Vencedores del desierto
“Nos bajamos con los tiliches y un sueño”
Rubén González González
Rubén González González recuerda con lucidez la mañana en que, siendo un niño de apenas diez años, llegó al sur de Baja California junto a su familia. Era el 24 de mayo de 1950 y bajaban de los camiones enviados por el mismísimo general Agustín Olachea Avilés, cargados no sólo con herramientas y víveres, sino con la promesa de una nueva vida. “Nosotros no teníamos dinero ni para caminar un metro fuera de la casa”, dice Rubén. Y aun así, llegaron.
Venían de El Chante, Jalisco. Ocho hermanos, el padre, la madre, un sueño. El general Olachea, visionario de la colonización agrícola del valle, los había invitado a formar parte de un proyecto que cambiaría para siempre el rostro de esta región: poblarla, cultivarla, hacerla suya.
Rubén lo cuenta sin poses, con ese acento norteño que mezcla palabras de campo con imágenes entrañables: “Mi apá fundó Zaragoza. Tengo la solicitud que le hizo al presidente para formar el poblado ese. Una calle de ahí lleva su nombre: Villa Ignacio Zaragoza”.
Antes de ellos, había poca gente. Ranchitos sueltos, vida rústica, carencias profundas. “Aquí en el ‘50 no existía un grano de nada. Entonces la gente inventaba cómo tener lo que requería”. En ese contexto, la llegada de los camiones con hachas, zapatos de trabajo, chamarrotas buenas y harina “a morir” fue un acto fundacional. Y también fue el inicio de una vida colectiva donde el trabajo era en bola, “para no batallar con un mono, como decía el general”.
El relato se vuelve más sabroso cuando Rubén habla de los antiguos pobladores: “Yo tengo un calificativo muy justo: los nativos de aquí eran bien parecidos, ojos de color, grandes, buena gente. Muy religiosos a su modo. El santo de cada ranchito tenía su virgencita ahí. Eran tres días de pachanga y chupe. Muy fregones, me tocó verlos”.

También recuerda cómo el comercio marítimo activaba los ranchos más aislados: “Había un buen movimiento cuando soltaban el barquito. Aquí no había nada, y el barco traía todo: productos, oro, piloncillo, arroz”.

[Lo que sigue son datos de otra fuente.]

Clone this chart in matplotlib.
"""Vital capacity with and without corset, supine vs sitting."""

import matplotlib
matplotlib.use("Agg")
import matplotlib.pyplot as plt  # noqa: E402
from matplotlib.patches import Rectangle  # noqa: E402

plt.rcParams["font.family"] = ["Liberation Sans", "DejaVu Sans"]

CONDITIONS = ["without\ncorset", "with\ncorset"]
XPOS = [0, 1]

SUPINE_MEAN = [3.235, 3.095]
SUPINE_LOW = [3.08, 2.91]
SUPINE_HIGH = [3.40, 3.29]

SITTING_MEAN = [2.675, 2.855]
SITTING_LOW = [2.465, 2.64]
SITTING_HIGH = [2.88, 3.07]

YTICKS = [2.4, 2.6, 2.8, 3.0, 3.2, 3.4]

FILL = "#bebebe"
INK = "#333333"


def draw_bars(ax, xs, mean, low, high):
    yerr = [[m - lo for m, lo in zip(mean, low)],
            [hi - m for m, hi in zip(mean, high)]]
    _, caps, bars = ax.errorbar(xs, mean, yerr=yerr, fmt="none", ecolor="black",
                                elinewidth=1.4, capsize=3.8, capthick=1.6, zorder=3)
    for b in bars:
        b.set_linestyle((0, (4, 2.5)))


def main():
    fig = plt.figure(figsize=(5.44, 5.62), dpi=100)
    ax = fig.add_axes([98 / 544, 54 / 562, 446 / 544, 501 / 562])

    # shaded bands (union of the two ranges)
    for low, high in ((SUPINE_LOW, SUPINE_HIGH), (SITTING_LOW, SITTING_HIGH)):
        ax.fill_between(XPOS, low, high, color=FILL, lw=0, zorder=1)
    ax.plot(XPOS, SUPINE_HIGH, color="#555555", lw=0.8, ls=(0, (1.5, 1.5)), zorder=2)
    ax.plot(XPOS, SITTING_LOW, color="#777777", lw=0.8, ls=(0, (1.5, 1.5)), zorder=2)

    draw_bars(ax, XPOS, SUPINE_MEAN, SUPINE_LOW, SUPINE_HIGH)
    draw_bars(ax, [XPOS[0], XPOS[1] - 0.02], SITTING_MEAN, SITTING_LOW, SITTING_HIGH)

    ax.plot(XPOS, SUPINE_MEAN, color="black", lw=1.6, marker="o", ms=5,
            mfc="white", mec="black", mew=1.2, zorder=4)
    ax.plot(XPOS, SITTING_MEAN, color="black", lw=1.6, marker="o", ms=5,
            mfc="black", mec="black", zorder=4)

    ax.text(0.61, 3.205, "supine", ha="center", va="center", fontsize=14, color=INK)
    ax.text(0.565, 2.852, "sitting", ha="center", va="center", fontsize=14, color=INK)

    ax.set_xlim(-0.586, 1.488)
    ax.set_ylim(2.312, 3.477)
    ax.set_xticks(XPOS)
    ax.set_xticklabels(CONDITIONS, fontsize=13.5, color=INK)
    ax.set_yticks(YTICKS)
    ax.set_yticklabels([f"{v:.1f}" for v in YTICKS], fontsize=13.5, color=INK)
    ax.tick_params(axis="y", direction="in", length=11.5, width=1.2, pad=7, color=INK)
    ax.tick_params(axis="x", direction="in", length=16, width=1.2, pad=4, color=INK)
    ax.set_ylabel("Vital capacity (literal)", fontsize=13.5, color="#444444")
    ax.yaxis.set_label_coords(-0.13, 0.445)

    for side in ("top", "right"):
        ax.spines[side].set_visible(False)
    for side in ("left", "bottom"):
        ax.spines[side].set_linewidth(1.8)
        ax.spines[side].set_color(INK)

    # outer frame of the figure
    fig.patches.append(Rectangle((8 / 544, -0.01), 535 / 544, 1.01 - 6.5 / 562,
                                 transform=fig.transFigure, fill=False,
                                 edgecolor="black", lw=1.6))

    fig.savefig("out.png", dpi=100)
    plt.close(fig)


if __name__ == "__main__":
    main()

Hoy, Rubén tiene 17 nietos. Vive en Ciudad Insurgentes, a unos kilómetros del rancho donde cultiva y cría ganado. Mira hacia atrás con orgullo y gratitud: “Todo nuestro bienestar se debe a la gran ayuda que el general le proporcionó al grupo que venía con mi papá. Que Dios lo tenga en su santo reino”.
Setenta y cinco años después, el eco de esas jornadas fundacionales todavía resuena en los campos del Valle de Santo Domingo. Y Rubén lo sabe: su historia no solo es memoria familiar, es raíz colectiva.